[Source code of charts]
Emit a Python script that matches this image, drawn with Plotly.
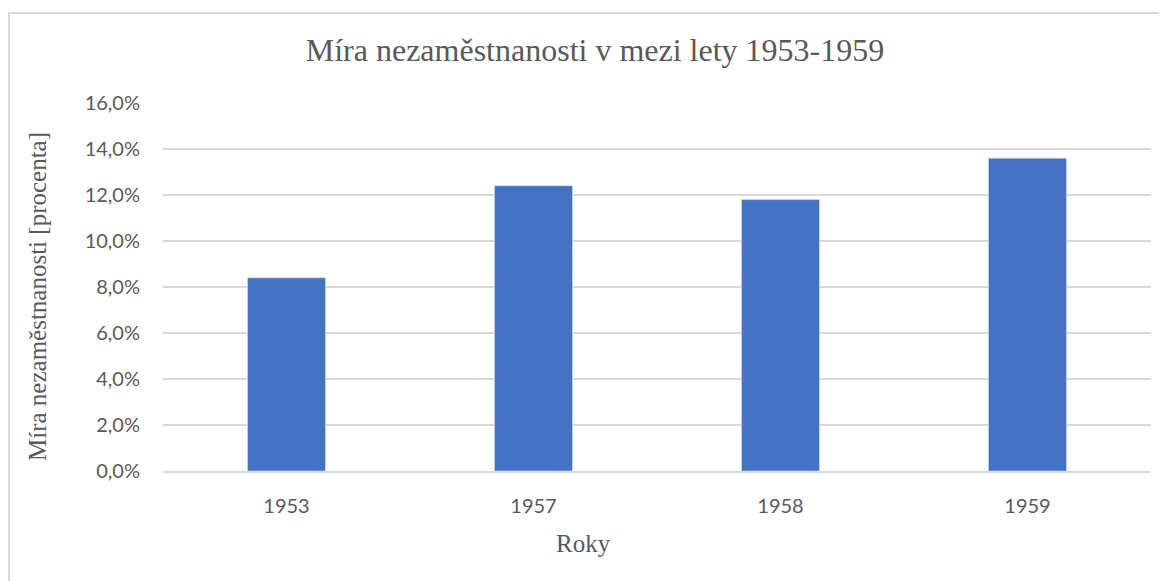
import plotly.graph_objects as go

roky = ["1953", "1957", "1958", "1959"]
mira = [0.084, 0.124, 0.118, 0.136]

title_font = "Liberation Serif, Times New Roman, serif"
tick_font = "Lato, Open Sans, sans-serif"

# the page adds an 8px body margin, so the figure is a bit smaller
fig = go.Figure(go.Bar(x=roky, y=mira, marker_color="#4472C4", width=0.316))

fig.update_layout(
    width=1159, height=573,
    paper_bgcolor="white", plot_bgcolor="white",
    separators=",.",
    margin=dict(l=155, r=16, t=95, b=110),
    showlegend=False,
    title=dict(text="Míra nezaměstnanosti v mezi lety 1953-1959",
               x=587 / 1159, xanchor="center", xref="container",
               y=1 - 42 / 573, yanchor="middle", yref="container",
               font=dict(family=title_font, size=32, color="#595959")),
)
fig.update_yaxes(range=[0, 0.16], dtick=0.02, tickformat=".1%",
                 gridcolor="#d9d9d9", gridwidth=1.5, zeroline=False,
                 showline=False, ticklabelstandoff=22,
                 tickfont=dict(family=tick_font, size=20, color="#595959"))
fig.update_xaxes(showgrid=False, showline=True, linecolor="#d9d9d9", linewidth=1.5,
                 ticklabelstandoff=16,
                 tickfont=dict(family=tick_font, size=20, color="#595959"))

# axis titles
fig.add_annotation(text="Míra nezaměstnanosti [procenta]", textangle=-90,
                   xref="paper", yref="paper", x=(37 - 163) / 988, y=(471 - 297) / 368,
                   xanchor="center", yanchor="middle", showarrow=False,
                   font=dict(family=title_font, size=25, color="#595959"))
fig.add_annotation(text="Roky", xref="paper", yref="paper",
                   x=(583 - 163) / 988, y=(471 - 543) / 368,
                   xanchor="center", yanchor="middle", showarrow=False,
                   font=dict(family=title_font, size=25, color="#595959"))

# chart border
fig.add_shape(type="rect", xref="paper", yref="paper",
              x0=(9 - 163) / 988, x1=1.2, y0=-0.6, y1=(471 - 13) / 368,
              line=dict(color="#d9d9d9", width=2), layer="below")

fig.write_html("out.html")
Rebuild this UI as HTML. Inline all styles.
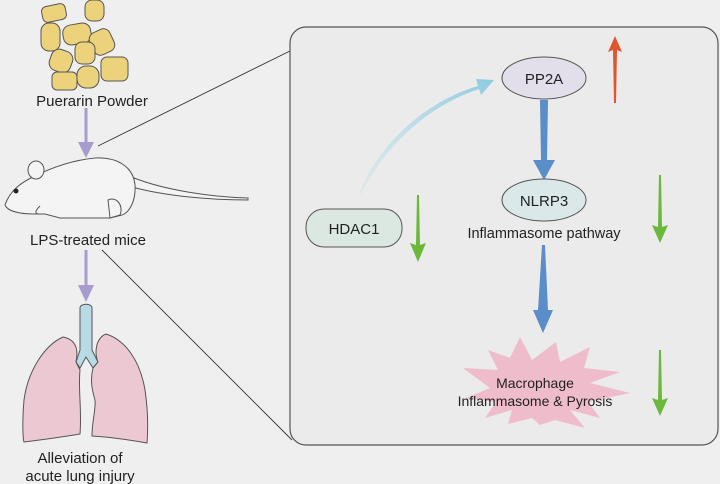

* **PROBLEM DETAILS**
Write out the records above exactly as they appear, leaving out any pictures.

* **COMPLETE ANSWER**
Emit a Python script that matches this image, drawn with Plotly.
import plotly.graph_objects as go

roky = ["1953", "1957", "1958", "1959"]
mira = [0.084, 0.124, 0.118, 0.136]

title_font = "Liberation Serif, Times New Roman, serif"
tick_font = "Lato, Open Sans, sans-serif"

# the page adds an 8px body margin, so the figure is a bit smaller
fig = go.Figure(go.Bar(x=roky, y=mira, marker_color="#4472C4", width=0.316))

fig.update_layout(
    width=1159, height=573,
    paper_bgcolor="white", plot_bgcolor="white",
    separators=",.",
    margin=dict(l=155, r=16, t=95, b=110),
    showlegend=False,
    title=dict(text="Míra nezaměstnanosti v mezi lety 1953-1959",
               x=587 / 1159, xanchor="center", xref="container",
               y=1 - 42 / 573, yanchor="middle", yref="container",
               font=dict(family=title_font, size=32, color="#595959")),
)
fig.update_yaxes(range=[0, 0.16], dtick=0.02, tickformat=".1%",
                 gridcolor="#d9d9d9", gridwidth=1.5, zeroline=False,
                 showline=False, ticklabelstandoff=22,
                 tickfont=dict(family=tick_font, size=20, color="#595959"))
fig.update_xaxes(showgrid=False, showline=True, linecolor="#d9d9d9", linewidth=1.5,
                 ticklabelstandoff=16,
                 tickfont=dict(family=tick_font, size=20, color="#595959"))

# axis titles
fig.add_annotation(text="Míra nezaměstnanosti [procenta]", textangle=-90,
                   xref="paper", yref="paper", x=(37 - 163) / 988, y=(471 - 297) / 368,
                   xanchor="center", yanchor="middle", showarrow=False,
                   font=dict(family=title_font, size=25, color="#595959"))
fig.add_annotation(text="Roky", xref="paper", yref="paper",
                   x=(583 - 163) / 988, y=(471 - 543) / 368,
                   xanchor="center", yanchor="middle", showarrow=False,
                   font=dict(family=title_font, size=25, color="#595959"))

# chart border
fig.add_shape(type="rect", xref="paper", yref="paper",
              x0=(9 - 163) / 988, x1=1.2, y0=-0.6, y1=(471 - 13) / 368,
              line=dict(color="#d9d9d9", width=2), layer="below")

fig.write_html("out.html")
Rebuild this UI as HTML. Inline all styles.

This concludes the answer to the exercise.